In his book, Heroic Leadership, Chris Lowney articulates the Jesuit model of leadership by delineating its distinctive qualities and guiding principles in the context and language of business: “We’re all leaders, and we’re leading all the time, well or poorly.”
“Leadership springs from within. It’s about who I am as much as what I do.”
“Leadership is not an act. It is my life, a way of living.”
“I never complete the task of becoming a leader. It’s an ongoing process.”
1. Everyone is a leader, and everyone is leading all the time – sometimes in immediate, dramatic, and obvious ways, more often in subtle, hard-to-measure ways, but leading nonetheless.
It is in the everyday, ordinary activities and choices that I am becoming a leader. It is the way I smile, dress, am spontaneous, self-revealing, kind, affectionate, and supportive that I influence others, for better or for worse. Leadership is primarily an inside job because it is about self-leadership. However, it affects people exteriorly. My inner choices influence others at an external level. As I grow and improve, so does my group, company, family.
2. A leader’s greatest power is his or her personal vision, communicated by the example of his or her daily life. Vision springs from within, from hard self-reflection that yields deep-rooted personal beliefs and attitudes: What do I care about? What do I want? How do I fit into the world?
3. Leadership is not a job to be left at work when one comes home to relax and enjoy life. It does not consist of putting on a set of values or conduct when one is “on duty” and putting on a different set when one is “off duty” – like a lab coat or construction hat. Because, it is a way of valuing and thinking that springs from deep within, there is no sure checklist of things to do; rather, it is an inner compass from which to discern one’s action. Heroic leadership is a daily personal pursuit. Do I wake up in the morning with this attitude?

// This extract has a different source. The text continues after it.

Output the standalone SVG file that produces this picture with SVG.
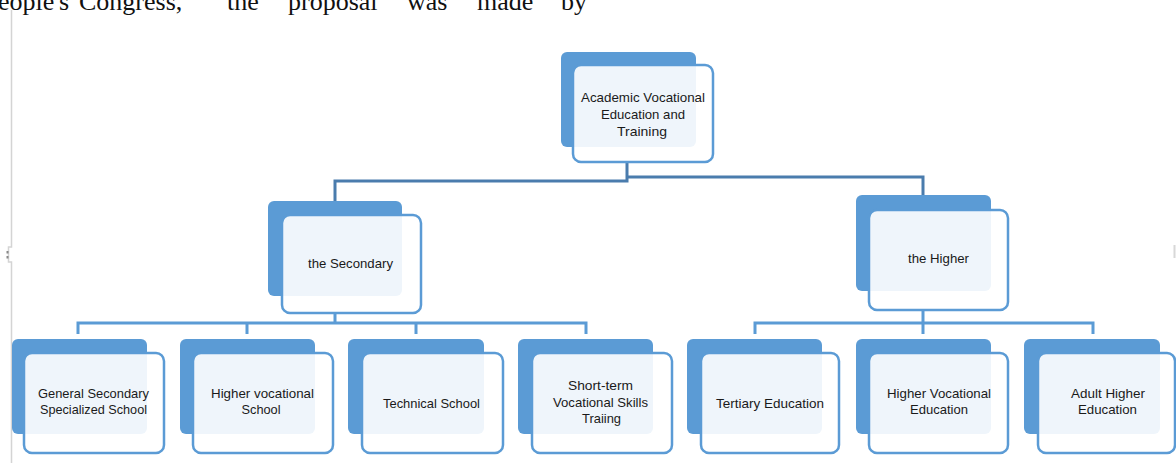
<svg xmlns="http://www.w3.org/2000/svg" width="1176" height="463" viewBox="0 0 1176 463">
<style>
.bk{fill:#5b9bd5}
.fr{fill:#fff;fill-opacity:0.9;stroke:#5b9bd5;stroke-width:2.5}
.t{font-family:"Liberation Sans",Arial,sans-serif;font-size:13px;fill:#1a1a1a;text-anchor:middle}
.c1{fill:none;stroke:#4a7cad;stroke-width:3}
.c2{fill:none;stroke:#5b9bd5;stroke-width:3}
.hd{font-family:"Liberation Serif","Times New Roman",serif;font-size:26px;fill:#111}
</style>
<rect width="1176" height="463" fill="#fff"/>
<g id="page">
<text class="hd" y="10"><tspan x="-2">eople's</tspan><tspan x="79">Congress,</tspan><tspan x="227">the</tspan><tspan x="288">proposal</tspan><tspan x="407">was</tspan><tspan x="477">made</tspan><tspan x="561">by</tspan></text>
<path d="M11.5 10 V247 H8.5 V262 H11.5 V463" fill="none" stroke="#d4d4d4" stroke-width="1.5"/>
<rect x="6.5" y="251" width="2" height="2.5" fill="#888"/>
<rect x="6.5" y="256" width="2" height="2.5" fill="#888"/>
<rect x="1173.5" y="245" width="2" height="13" fill="#d8d8d8"/>
</g>
<g id="connectors">
<path class="c1" d="M627 162 V181 H335 V201 M627 177 H923 V195"/>
<path class="c2" d="M335 313 V323 M78 334 V323 H586 V334 M247 323 V334 M416 323 V334"/>
<path class="c2" d="M923 310 V323 M755 334 V323 H1093 V334 M923 323 V334"/>
</g>
<g id="n-root">
<rect class="bk" x="561" y="52" width="135" height="95" rx="6"/>
<rect class="fr" x="573" y="65" width="140" height="97" rx="8"/>
<text class="t"><tspan x="643" y="102" textLength="124" lengthAdjust="spacingAndGlyphs">Academic Vocational</tspan><tspan x="643" y="119" textLength="84" lengthAdjust="spacingAndGlyphs">Education and</tspan><tspan x="642" y="136" textLength="50" lengthAdjust="spacingAndGlyphs">Training</tspan></text>
</g>
<g id="n-secondary">
<rect class="bk" x="268" y="201" width="134" height="95" rx="6"/>
<rect class="fr" x="282" y="215" width="139" height="98" rx="8"/>
<text class="t" x="350.5" y="268" textLength="85" lengthAdjust="spacingAndGlyphs">the Secondary</text>
</g>
<g id="n-higher">
<rect class="bk" x="856" y="195" width="135" height="96" rx="6"/>
<rect class="fr" x="869" y="210" width="139" height="100" rx="8"/>
<text class="t" x="938.5" y="263" textLength="61" lengthAdjust="spacingAndGlyphs">the Higher</text>
</g>
<g id="n-general">
<rect class="bk" x="12" y="339" width="135" height="95" rx="6"/>
<rect class="fr" x="24" y="353" width="140" height="100" rx="8"/>
<text class="t"><tspan x="93.5" y="398" textLength="111" lengthAdjust="spacingAndGlyphs">General Secondary</tspan><tspan x="93.5" y="414" textLength="107" lengthAdjust="spacingAndGlyphs">Specialized School</tspan></text>
</g>
<g id="n-highervoc-school">
<rect class="bk" x="180" y="339" width="135" height="95" rx="6"/>
<rect class="fr" x="193" y="353" width="140" height="100" rx="8"/>
<text class="t"><tspan x="262.5" y="398" textLength="103" lengthAdjust="spacingAndGlyphs">Higher vocational</tspan><tspan x="261" y="414" textLength="39" lengthAdjust="spacingAndGlyphs">School</tspan></text>
</g>
<g id="n-technical">
<rect class="bk" x="348" y="339" width="136" height="95" rx="6"/>
<rect class="fr" x="362" y="353" width="141" height="100" rx="8"/>
<text class="t" x="431.5" y="408" textLength="97" lengthAdjust="spacingAndGlyphs">Technical School</text>
</g>
<g id="n-shortterm">
<rect class="bk" x="518" y="339" width="135" height="95" rx="6"/>
<rect class="fr" x="532" y="353" width="140" height="100" rx="8"/>
<text class="t"><tspan x="600.5" y="390" textLength="65" lengthAdjust="spacingAndGlyphs">Short-term</tspan><tspan x="600.5" y="407" textLength="95" lengthAdjust="spacingAndGlyphs">Vocational Skills</tspan><tspan x="601.5" y="423" textLength="39" lengthAdjust="spacingAndGlyphs">Traiing</tspan></text>
</g>
<g id="n-tertiary">
<rect class="bk" x="687" y="339" width="135" height="95" rx="6"/>
<rect class="fr" x="701" y="353" width="138" height="100" rx="8"/>
<text class="t" x="770" y="408" textLength="108" lengthAdjust="spacingAndGlyphs">Tertiary Education</text>
</g>
<g id="n-highervoc-edu">
<rect class="bk" x="856" y="339" width="135" height="95" rx="6"/>
<rect class="fr" x="869" y="353" width="139" height="100" rx="8"/>
<text class="t"><tspan x="939" y="398" textLength="104" lengthAdjust="spacingAndGlyphs">Higher Vocational</tspan><tspan x="939" y="414" textLength="58" lengthAdjust="spacingAndGlyphs">Education</tspan></text>
</g>
<g id="n-adult">
<rect class="bk" x="1024" y="339" width="136" height="95" rx="6"/>
<rect class="fr" x="1038" y="353" width="137" height="100" rx="8"/>
<text class="t"><tspan x="1108" y="398" textLength="74" lengthAdjust="spacingAndGlyphs">Adult Higher</tspan><tspan x="1107.5" y="414" textLength="59" lengthAdjust="spacingAndGlyphs">Education</tspan></text>
</g>
</svg>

4. Becoming a leader is an on-going process of self-development. Leadership is a never-ending work in progress that draws on continually maturing self-understanding. Environment change, people change, priorities shift. These changes call for continual adjustment and recommitment No one becomes a leader by accident. Strong leaders welcome the opportunity to learn about oneself and the world and looks forward to new discoveries and interests. A leader is essentially a pilgrim, not one who has “arrived” at some idealized state of perfection.